The Wireless Industry Code

The CRTC released the Wireless Industry Code on Monday.  The Code itself has 8 pages of rules and 2 pages of definitions and is accompanied by a 1-pager entitled “Your […]
Published on June 7, 2013

The CRTC released the Wireless Industry Code on Monday.  The Code itself has 8 pages of rules and 2 pages of definitions and is accompanied by a 1-pager entitled “Your Rights as a Consumer” which has a handy checklist that anyone can use to see if their supplier is fully measuring up.

The Code includes using plain language and other measures to ensure that consumers know what their contract means and what their service includes.  It is rather telling that this is deemed to be necessary.  Other parts of the Code deal with disconnection rules, lost or stolen phones, repairs, unlocking, premium services, security deposits, changes in contracts, expiration of prepaid cards and a few other matters.

The 3-year contract is, in effect, limited to 2 years although suppliers can continue to offer them.  The handset subsidy, however, must be calculated to expire in 24 months and no other early cancellation fee can be charged in addition to the remainder of the handset subsidy.

There are limits to roaming fees in any given month and limits on overage charges in data plans as well as a requirement to notify the customer when international roaming charges are kicking in that includes the rates that will apply.  This is intended to reduce instances of “bill shock”, that occurs when people get a $2000 bill after returning from a trip to the U.S. or overseas.

Some commentators have described the Code as another assault on free markets.  See, for example,

http://opinion.financialpost.com/2013/06/04/crtc-kills-three-year-contracts-in-latest-futile-attack-on-the-wireless-industry/

Far from being an attack on the wireless industry, the wireless industry itself requested the CRTC to create a Wireless Industry Code of Conduct, to protect it from a host of provincial legislative initiatives.  The wireless industry has managed to get consumers so upset that provinces were starting to impose legislation.

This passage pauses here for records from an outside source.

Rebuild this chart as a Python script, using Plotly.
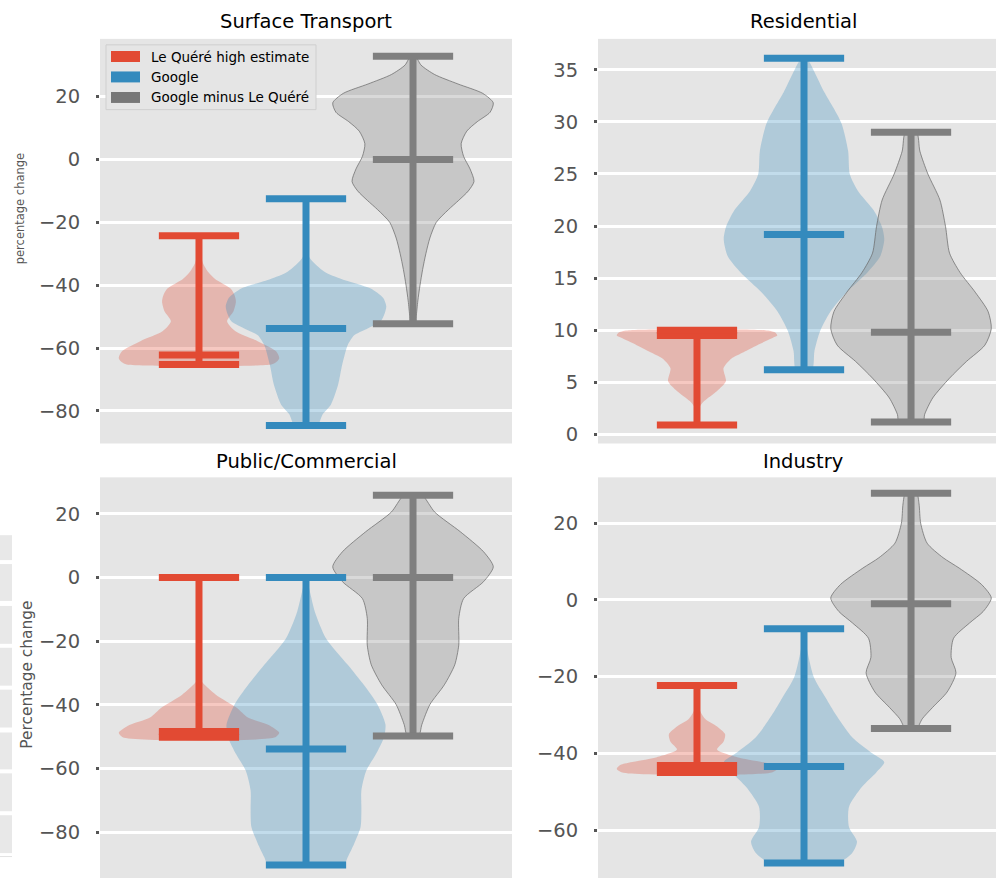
import plotly.graph_objects as go

# ---------------------------------------------------------------- data
SERIES = ["Le Quéré high estimate", "Google", "Google minus Le Quéré"]
COLORS = ["#E24A33", "#348ABD", "#7F7F7F"]
PANELS = ["Surface Transport", "Residential", "Public/Commercial", "Industry"]

# summary statistics (min, median, max) per series, one list per panel
surface_min = [-65.2, -84.6, -52.3]
surface_med = [-62.2, -53.8, 0.0]
surface_max = [-24.3, -12.5, 32.8]

residential_min = [0.9, 6.2, 1.2]
residential_med = [9.5, 19.2, 9.8]
residential_max = [10.0, 36.1, 29.0]

public_min = [-50.2, -90.3, -49.8]
public_med = [-48.4, -53.9, 0.0]
public_max = [0.0, 0.0, 25.9]

industry_min = [-45.0, -68.6, -33.5]
industry_med = [-43.2, -43.4, -1.0]
industry_max = [-22.3, -7.5, 27.8]

# kernel density profiles: evaluation levels and density scaled to 1 at the peak
surface_red_y = [-24.3, -30, -33, -36, -38, -41, -43, -45.2, -48.3, -51.5, -54.6, -57.8, -61, -63.2, -64.5, -65.2]
surface_red_d = [0.0, 0.02, 0.05, 0.12, 0.2, 0.39, 0.44, 0.46, 0.43, 0.35, 0.45, 0.73, 0.96, 1.0, 0.96, 0.9]
surface_blue_y = [-12.5, -25, -31, -35.7, -38, -41, -44, -46.7, -49, -51.5, -54, -55.9, -59, -65.4, -71.7, -78, -81, -83.5, -84.6]
surface_blue_d = [0.0, 0.01, 0.04, 0.23, 0.44, 0.8, 0.96, 1.0, 0.98, 0.93, 0.75, 0.6, 0.52, 0.45, 0.4, 0.31, 0.21, 0.17, 0.15]
surface_grey_y = [32.8, 30, 27, 24, 21, 18, 15, 12, 9, 5, 1, -3, -7, -10, -13, -16, -20, -25, -30, -35, -40, -45, -50, -52.3]
surface_grey_d = [0.03, 0.1, 0.27, 0.56, 0.87, 1.0, 0.96, 0.8, 0.67, 0.6, 0.63, 0.71, 0.76, 0.69, 0.57, 0.44, 0.29, 0.21, 0.16, 0.12, 0.087, 0.06, 0.04, 0.03]

residential_red_y = [10.0, 9.8, 9.5, 9.3, 8.57, 7.9, 7.3, 6.36, 5.1, 4.17, 3.2, 2.6, 1.5, 0.9]
residential_red_d = [0.85, 0.97, 1.0, 0.95, 0.75, 0.58, 0.43, 0.33, 0.36, 0.25, 0.09, 0.03, 0.005, 0.0]
residential_blue_y = [36.1, 35.7, 32.9, 31.3, 29.8, 27.2, 25.0, 23.4, 21.5, 19.95, 18.7, 17.1, 15.55, 13.65, 11.8, 9.9, 8.0, 6.2]
residential_blue_d = [0.03, 0.07, 0.25, 0.37, 0.47, 0.55, 0.57, 0.67, 0.87, 0.97, 1.0, 0.95, 0.79, 0.53, 0.33, 0.2, 0.13, 0.1]
residential_grey_y = [29.0, 27.2, 25.0, 22.5, 19.95, 17.4, 15.55, 13.65, 11.8, 10.15, 8.57, 7.0, 5.4, 3.5, 1.93, 1.2]
residential_grey_d = [0.07, 0.11, 0.21, 0.36, 0.43, 0.48, 0.61, 0.8, 0.96, 1.0, 0.92, 0.69, 0.48, 0.27, 0.17, 0.15]

public_red_y = [0.0, -20, -30, -32.5, -36.8, -40.9, -44, -46.6, -48.75, -50.2]
public_red_d = [0.0, 0.002, 0.01, 0.03, 0.21, 0.47, 0.61, 0.89, 1.0, 0.95]
public_blue_y = [0.0, -2.4, -10.7, -19.1, -27.4, -33.7, -39.9, -46.2, -50.3, -55.5, -60.7, -66.9, -73.1, -78.4, -83.6, -87.8, -90.3]
public_blue_d = [0.0, 0.03, 0.11, 0.25, 0.52, 0.72, 0.89, 0.99, 0.97, 0.87, 0.75, 0.69, 0.69, 0.68, 0.6, 0.52, 0.47]
public_grey_y = [25.9, 25.5, 20.6, 14.4, 8.1, 3.4, -1.25, -6.6, -12.8, -21.2, -27.4, -33.7, -39.9, -46.2, -49.8]
public_grey_d = [0.07, 0.13, 0.27, 0.59, 0.88, 1.0, 0.88, 0.63, 0.57, 0.57, 0.52, 0.39, 0.21, 0.11, 0.07]

industry_red_y = [-22.3, -28, -31, -33, -35, -37, -39, -41, -43, -44, -45.0]
industry_red_d = [0.0, 0.02, 0.1, 0.25, 0.35, 0.33, 0.25, 0.5, 0.95, 1.0, 0.93]
industry_blue_y = [-7.5, -12, -20, -25.5, -30, -35.8, -40, -42.3, -45, -48.8, -54, -59.2, -63, -66, -68.6]
industry_blue_d = [0.0, 0.03, 0.12, 0.27, 0.4, 0.6, 0.85, 1.0, 0.9, 0.72, 0.56, 0.56, 0.66, 0.6, 0.42]
industry_grey_y = [27.8, 25, 20, 14.8, 11, 8.3, 4, 0.5, -3, -6, -10, -15, -19, -24, -28, -31, -33.5]
industry_grey_d = [0.07, 0.1, 0.12, 0.2, 0.4, 0.6, 0.88, 1.0, 0.9, 0.73, 0.53, 0.5, 0.56, 0.45, 0.27, 0.14, 0.07]

Y_TICKS = [
    [-80, -60, -40, -20, 0, 20],
    [0, 5, 10, 15, 20, 25, 30, 35],
    [-80, -60, -40, -20, 0, 20],
    [-60, -40, -20, 0, 20],
]

# ---------------------------------------------------------------- layout constants
W, H = 996, 881
POSITIONS = [1, 2, 3]
VIOLIN_WIDTH = 1.5          # full width of a violin body at its peak
CAP_HALF = VIOLIN_WIDTH / 4  # half length of min / median / max bars
BAR_WIDTH = 7

def px_x(p):
    return p / W

def px_y(p):
    return 1 - p / H

# panel boxes in pixels: (left, right, top, bottom)
BOXES = [(100, 512, 39, 445), (598, 996, 39, 445), (100, 512, 479, 881), (598, 996, 479, 881)]
X_RANGES = [[0.075, 3.925], [0.075, 3.794], [0.075, 3.925], [0.075, 3.794]]
Y_RANGES = [[-90.35, 38.35], [-0.87, 37.97], [-94.4, 31.5], [-72.5, 31.95]]
TITLE_X = [306, 803, 306, 803]
TITLE_Y = [22, 22, 463, 463]

stats = [
    (surface_min, surface_med, surface_max),
    (residential_min, residential_med, residential_max),
    (public_min, public_med, public_max),
    (industry_min, industry_med, industry_max),
]
profiles = [
    [(surface_red_y, surface_red_d), (surface_blue_y, surface_blue_d), (surface_grey_y, surface_grey_d)],
    [(residential_red_y, residential_red_d), (residential_blue_y, residential_blue_d), (residential_grey_y, residential_grey_d)],
    [(public_red_y, public_red_d), (public_blue_y, public_blue_d), (public_grey_y, public_grey_d)],
    [(industry_red_y, industry_red_d), (industry_blue_y, industry_blue_d), (industry_grey_y, industry_grey_d)],
]


def rgba(hex_color, alpha):
    h = hex_color.lstrip("#")
    r, g, b = int(h[0:2], 16), int(h[2:4], 16), int(h[4:6], 16)
    return f"rgba({r},{g},{b},{alpha})"


fig = go.Figure()

for i in range(4):
    xa = "x" if i == 0 else f"x{i + 1}"
    ya = "y" if i == 0 else f"y{i + 1}"

    # violin bodies
    for s in range(3):
        levels, dens = profiles[i][s]
        pos = POSITIONS[s]
        half = [d * VIOLIN_WIDTH / 2 for d in dens]
        xs = [pos + h for h in half] + [pos - h for h in reversed(half)] + [pos + half[0]]
        ys = list(levels) + list(reversed(levels)) + [levels[0]]
        is_grey = s == 2
        fig.add_trace(go.Scatter(
            x=xs, y=ys, xaxis=xa, yaxis=ya, mode="lines",
            line=dict(shape="spline", smoothing=0.7,
                      color=rgba("#6E6E6E", 0.75) if is_grey else "rgba(0,0,0,0)",
                      width=1 if is_grey else 0),
            fill="toself", fillcolor=rgba("#808080" if is_grey else COLORS[s], 0.3),
            hoverinfo="skip", showlegend=False,
        ))

    # extrema and median bars
    mins, meds, maxs = stats[i]
    for s in range(3):
        pos = POSITIONS[s]
        xs, ys = [pos, pos, None], [mins[s], maxs[s], None]
        for v in (mins[s], meds[s], maxs[s]):
            xs += [pos - CAP_HALF, pos + CAP_HALF, None]
            ys += [v, v, None]
        fig.add_trace(go.Scatter(
            x=xs, y=ys, xaxis=xa, yaxis=ya, mode="lines",
            line=dict(color=COLORS[s], width=BAR_WIDTH),
            hoverinfo="skip", showlegend=False,
        ))

layout = dict(
    width=W, height=H, margin=dict(l=0, r=0, t=0, b=0),
    paper_bgcolor="white", plot_bgcolor="#E5E5E5",
    font=dict(family="DejaVu Sans", color="#555555"),
    showlegend=False,
)

annotations = []
shapes = []
for i in range(4):
    l, r, t, b = BOXES[i]
    xkey = "xaxis" if i == 0 else f"xaxis{i + 1}"
    ykey = "yaxis" if i == 0 else f"yaxis{i + 1}"
    xa = "x" if i == 0 else f"x{i + 1}"
    ya = "y" if i == 0 else f"y{i + 1}"
    layout[xkey] = dict(
        domain=[px_x(l), px_x(r)], range=X_RANGES[i], anchor=ya,
        showticklabels=False, showgrid=False, zeroline=False, ticks="", showline=False,
    )
    layout[ykey] = dict(
        domain=[px_y(b), px_y(t)], range=Y_RANGES[i], anchor=xa,
        tickvals=Y_TICKS[i], ticks="outside", ticklen=3, tickwidth=2.5, tickcolor="#555555",
        ticklabelstandoff=12,
        tickfont=dict(size=19.5, color="#555555", family="DejaVu Sans"),
        showgrid=True, gridcolor="white", gridwidth=3, zeroline=False, showline=False,
    )
    annotations.append(dict(
        text=PANELS[i], x=px_x(TITLE_X[i]), y=px_y(TITLE_Y[i]), xref="paper", yref="paper",
        xanchor="center", yanchor="middle", showarrow=False,
        font=dict(size=19.5, color="black", family="DejaVu Sans"),
    ))

# y axis labels
annotations.append(dict(
    text="percentage change", x=px_x(20), y=px_y(210), xref="paper", yref="paper",
    textangle=-90, showarrow=False, xanchor="center", yanchor="middle",
    font=dict(size=11.5, color="#555555", family="DejaVu Sans"),
))
annotations.append(dict(
    text="Percentage change", x=px_x(27), y=px_y(677), xref="paper", yref="paper",
    textangle=-90, showarrow=False, xanchor="center", yanchor="middle",
    font=dict(size=15.4, color="#555555", family="DejaVu Sans"),
))

# legend box in the first panel
shapes.append(dict(
    type="rect", xref="paper", yref="paper",
    x0=px_x(106), x1=px_x(316), y0=px_y(110), y1=px_y(45),
    fillcolor="#E5E5E5", line=dict(color="#CFCFCF", width=1), layer="above",
))
LEGEND_ROWS = [56.7, 77.2, 97.8]
LEGEND_PATCH = ["#E24A33", "#348ABD", "#777777"]
for k, name in enumerate(SERIES):
    cy = LEGEND_ROWS[k]
    shapes.append(dict(
        type="rect", xref="paper", yref="paper",
        x0=px_x(111), x1=px_x(140), y0=px_y(cy + 5.5), y1=px_y(cy - 5.5),
        fillcolor=LEGEND_PATCH[k], line=dict(width=0), layer="above",
    ))
    annotations.append(dict(
        text=name, x=px_x(149), y=px_y(cy), xref="paper", yref="paper",
        xanchor="left", yanchor="middle", showarrow=False,
        font=dict(size=13.5, color="black", family="DejaVu Sans"),
    ))

# strips of a neighbouring table at the left page edge
STRIPS = [(537, 562), (566, 603), (608, 646), (650, 688), (692, 730), (735, 772), (776, 814), (818, 856)]
for y0, y1 in STRIPS:
    shapes.append(dict(
        type="rect", xref="paper", yref="paper",
        x0=0, x1=px_x(12), y0=px_y(y1), y1=px_y(y0),
        fillcolor="#E8E8E8", line=dict(width=0), layer="below",
    ))
shapes.append(dict(
    type="line", xref="paper", yref="paper",
    x0=0, x1=px_x(12), y0=px_y(859.5), y1=px_y(859.5),
    line=dict(color="#E2E2E2", width=1),
))

layout["annotations"] = annotations
layout["shapes"] = shapes
fig.update_layout(**layout)

fig.write_html("out.html")
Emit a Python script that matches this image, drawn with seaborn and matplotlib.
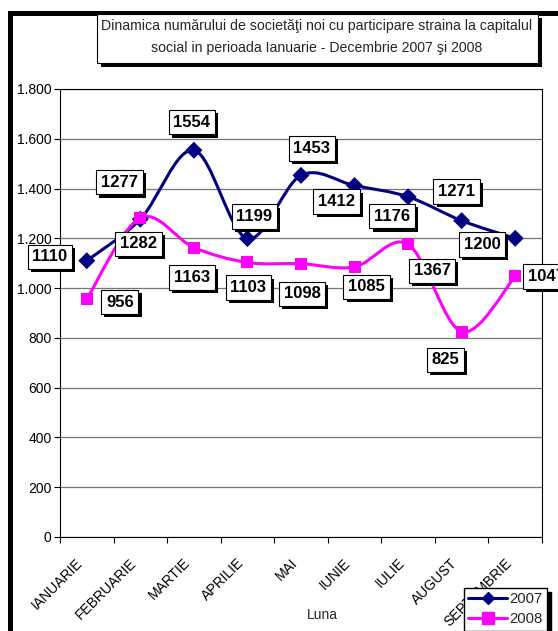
import numpy as np
import pandas as pd
import matplotlib
matplotlib.use("Agg")
import matplotlib.pyplot as plt
import matplotlib.patheffects as pe
import matplotlib.transforms as mtransforms
from matplotlib.path import Path
from matplotlib.patches import PathPatch, Rectangle
from matplotlib.lines import Line2D
from matplotlib.ticker import FuncFormatter
import seaborn as sns

months = ["IANUARIE", "FEBRUARIE", "MARTIE", "APRILIE", "MAI",
          "IUNIE", "IULIE", "AUGUST", "SEPTEMBRIE"]
values_2007 = [1110, 1277, 1554, 1199, 1453, 1412, 1367, 1271, 1200]
values_2008 = [956, 1282, 1163, 1103, 1098, 1085, 1176, 825, 1047]
years = ["2007", "2008"]

# where Excel dropped the value labels (pixels right / up from the point)
label_off_2007 = [(-37, 4), (-21, 37), (-2, 28), (7, 22), (11, 27),
                  (-18, -16), (24, -74), (-5, 29), (-33, -6)]
label_off_2008 = [(33, -3), (-2, -26), (-2, -30), (1, -25), (1, -30),
                  (12, -20), (-16, 28), (-16, -28), (31, 0)]

colors = {"2007": "#000080", "2008": "#FF00FF"}
markers = {"2007": "D", "2008": "s"}

df = pd.DataFrame({
    "luna": list(range(len(months))) * 2,
    "valoare": values_2007 + values_2008,
    "an": ["2007"] * len(months) + ["2008"] * len(months),
})

sns.set_theme(style="white")
plt.rcParams["font.family"] = ["Liberation Sans", "DejaVu Sans"]

W, H = 558, 631
fig = plt.figure(figsize=(W / 100, H / 100), dpi=100)
ax = fig.add_axes([60 / W, 1 - 537 / H, (542 - 60) / W, (537 - 89) / H])


def smooth_path(xs, ys):
    # excel-like smoothed line: bezier segments through the points
    pts = np.column_stack([xs, ys]).astype(float)
    n = len(pts)
    verts = [pts[0]]
    codes = [Path.MOVETO]
    for i in range(n - 1):
        p0 = pts[i - 1] if i > 0 else pts[i]
        p1, p2 = pts[i], pts[i + 1]
        p3 = pts[i + 2] if i + 2 < n else pts[i + 1]
        verts += [p1 + (p2 - p0) / 6, p2 - (p3 - p1) / 6, p2]
        codes += [Path.CURVE4] * 3
    return Path(verts, codes)


for an, vals in zip(years, [values_2007, values_2008]):
    ax.add_patch(PathPatch(smooth_path(range(len(vals)), vals), fill=False,
                           edgecolor=colors[an], lw=2.2, zorder=2))

sns.scatterplot(data=df, x="luna", y="valoare", hue="an", style="an",
                palette=colors, markers=markers, s=75, linewidth=0,
                legend=False, zorder=3, ax=ax)

ax.set_xlim(-0.5, len(months) - 0.5)
ax.set_ylim(0, 1800)
ax.set_yticks(range(0, 1801, 200))
ax.yaxis.set_major_formatter(FuncFormatter(lambda v, p: f"{v:,.0f}".replace(",", ".")))
ax.set_xticks(range(len(months)))
ax.set_xticks(np.arange(-0.5, len(months)), minor=True)
ax.tick_params(axis="x", which="major", length=0, pad=17, labelsize=10, colors="black")
ax.tick_params(axis="x", which="minor", length=4, width=0.8, color="black", bottom=True)
ax.tick_params(axis="y", length=4, width=0.8, color="black", left=True, pad=2,
               labelsize=10, colors="black")
ax.set_xticklabels(months, rotation=45, ha="right", va="center",
                   rotation_mode="anchor")
# month names sit a little left of the category centre
shift = mtransforms.ScaledTranslation(-6 / 100, 0, fig.dpi_scale_trans)
for lab in ax.get_xticklabels():
    lab.set_transform(lab.get_transform() + shift)
ax.set_xlabel("")
ax.set_ylabel("")
ax.grid(axis="y", color="#767676", lw=0.9)
ax.set_axisbelow(True)
for s in ax.spines.values():
    s.set_color("black")
    s.set_linewidth(0.8)

shadow = [pe.SimplePatchShadow(offset=(2.3, -2.3), shadow_rgbFace="black", alpha=1),
          pe.Normal()]

for vals, offs in [(values_2007, label_off_2007), (values_2008, label_off_2008)]:
    for i, (v, (dx, dy)) in enumerate(zip(vals, offs)):
        t = ax.annotate(str(v), (i, v), xytext=(dx * 0.72, dy * 0.72),
                        textcoords="offset points", ha="center", va="center",
                        fontsize=12, fontweight="bold", color="black",
                        annotation_clip=False, zorder=5,
                        bbox=dict(boxstyle="square,pad=0.28", fc="white",
                                  ec="black", lw=0.8))
        t.get_bbox_patch().set_path_effects(shadow)

# title box
tb = Rectangle((97 / W, 1 - 63 / H), (538 - 97) / W, (63 - 14) / H,
               transform=fig.transFigure, fc="white", ec="black", lw=0.8, zorder=6)
tb.set_path_effects([pe.SimplePatchShadow(offset=(2.8, -2.8), shadow_rgbFace="black",
                                          alpha=1), pe.Normal()])
fig.patches.append(tb)
fig.text(317 / W, 1 - 26 / H,
         "Dinamica numărului de societăţi noi cu participare straina la capitalul",
         ha="center", va="center", fontsize=10.2, zorder=7)
fig.text(317 / W, 1 - 48 / H, "social in perioada Ianuarie - Decembrie 2007 şi 2008",
         ha="center", va="center", fontsize=10.2, zorder=7)

fig.text(322 / W, 1 - 615 / H, "Luna", ha="center", va="center", fontsize=10)

# outer chart frame
fig.patches.append(Rectangle((9.5 / W, -0.1), 1.2, (H - 12.5) / H + 0.1,
                             transform=fig.transFigure, fill=False,
                             ec="black", lw=3.6, zorder=1))

handles = [Line2D([], [], color=colors[a], marker=markers[a], lw=2.2,
                  markersize=6 if a == "2007" else 8) for a in years]
fig.legend(handles, years, loc="upper left", bbox_to_anchor=(464 / W, 1 - 588 / H),
           frameon=True, fancybox=False, framealpha=1, edgecolor="black",
           fontsize=10.7, handlelength=2.6, handletextpad=0.15, borderpad=0.3,
           labelspacing=0.4, borderaxespad=0,
           shadow={"color": "black", "alpha": 1, "ox": 3, "oy": -3})

fig.savefig("out.png", dpi=100)
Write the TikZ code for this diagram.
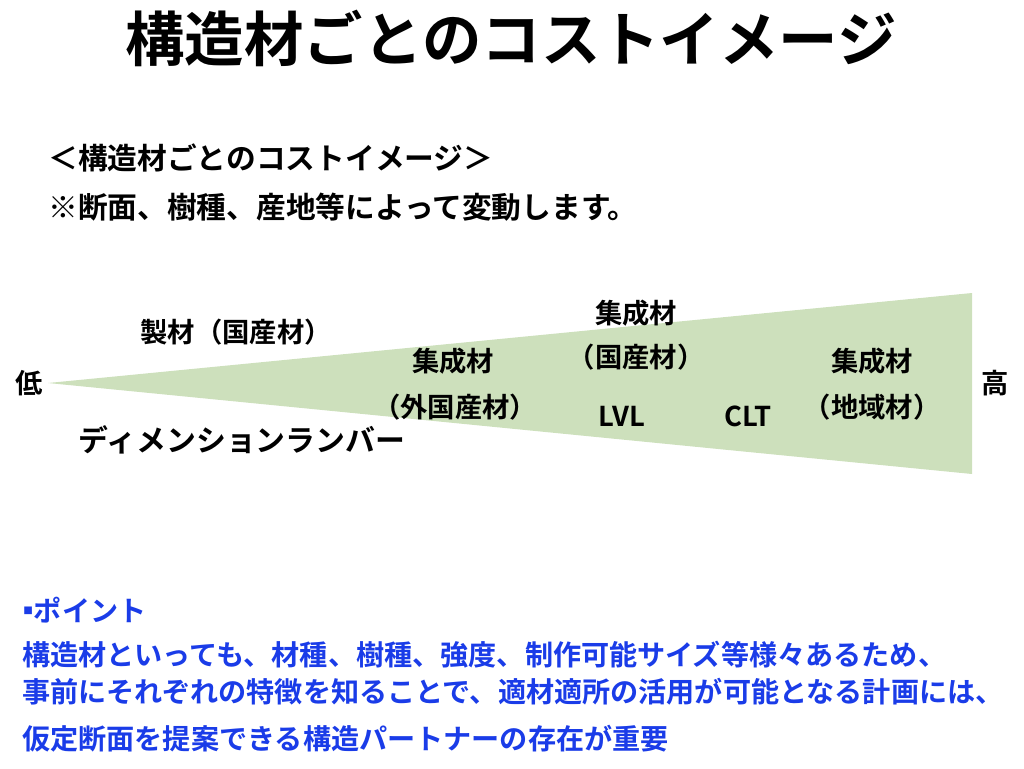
\documentclass[tikz,border=0pt]{standalone}
\usepackage{fontspec}
\setmainfont{Noto Sans CJK JP}[BoldFont={* Bold}]
\definecolor{trigreen}{RGB}{205,224,188}
\definecolor{ptblue}{RGB}{26,60,232}
\begin{document}
\begin{tikzpicture}[x=0.75pt,y=-0.75pt,
  title/.style={font=\fontsize{44.6}{48}\selectfont\bfseries,inner sep=0},
  sub/.style={font=\fontsize{22.3}{26}\selectfont\bfseries,inner sep=0,anchor=west},
  lbl/.style={font=\fontsize{20.5}{24}\selectfont\bfseries,inner sep=0},
  pt/.style={font=\fontsize{21.1}{24}\selectfont\bfseries,inner sep=0,anchor=west,text=ptblue}]
\useasboundingbox (0,0) rectangle (1024,768);
\fill[trigreen] (48,383) -- (972,293) -- (972,474) -- cycle;
\node[title] (t) at (511,38) {構造材ごとのコストイメージ};
\node[sub] (s1) at (48,158) {＜構造材ごとのコストイメージ＞};
\node[sub] (s2) at (48,207) {※断面、樹種、産地等によって変動します。};
\node[lbl] (low) at (29,383) {低};
\node[lbl] (high) at (995,383) {高};
\node[lbl] (seizai) at (236,332) {製材（国産材）};
\node[lbl,font=\fontsize{22.4}{26}\selectfont\bfseries] (dim) at (242,440) {ディメンションランバー};
\node[lbl] (g1a) at (453,361) {集成材};
\node[lbl] (g1b) at (455,407) {（外国産材）};
\node[lbl] (g2a) at (636,313) {集成材};
\node[lbl] (g2b) at (636,357) {（国産材）};
\node[lbl] (lvl) at (622,416) {LVL};
\node[lbl] (clt) at (748,416) {CLT};
\node[lbl] (g3a) at (872,361) {集成材};
\node[lbl] (g3b) at (872,407) {（地域材）};
\node[pt] (p0) at (14,610) {▪\kern-0.3em ポイント};
\node[pt] (p1) at (22,655) {構造材といっても、材種、樹種、強度、制作可能サイズ等様々あるため、};
\node[pt] (p2) at (22,692) {事前にそれぞれの特徴を知ることで、適材適所の活用が可能となる計画には、};
\node[pt] (p3) at (22,739) {仮定断面を提案できる構造パートナーの存在が重要};
\end{tikzpicture}
\end{document}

This came about as a result of genuine grass roots anger over poor treatment, not just cynical manipulation of the system by consumer lobby groups.  The wireless industry has exhibited classic oligopoly behaviour with high prices, lots of advertising and specious product differentiation.  Prices fell dramatically when Wind and Mobilicity were licensed.

Anyone who has ever tried to set up a spreadsheet and do comparative shopping will remember that you cannot do that effectively because the offerings are not comparable and are constantly changing (specious product differentiation).  Some consumers recall getting conflicting information from the same company’s call centres, web sites and retail outlets and misleading promotions when their 3-year contract is about to expire.

Frankly it boggles the mind that large companies in Canada have to be regulated into this at their own request.  Most of it would seem to flow from the concept of treating the customer with respect.  But if the only impact of poor customer services is that every month a number of angry Rogers customers move to Bell that replace their angry customers who moved to Telus that replace their angry customers who moved to Rogers ad infinitum, then it did not really matter.

Many people have a mobile phone through their employer and are thereby protected from these experiences.  Corporate and government administrative service units are paid to figure out the contracts and the larger accounts have more negotiating power.

Reducing the 3-year contract to 2 years is a Solomon-like decision.  I would have preferred them to do away with it entirely.  But at least this reduces the ability of the incumbents to use the 3-year contract and the handset subsidy to prevent customers from moving to new competitors.  It limits their most important anti-competitive tool.

N.B.  The author consults to Ice Wireless, a wireless competitor in Canada’s north.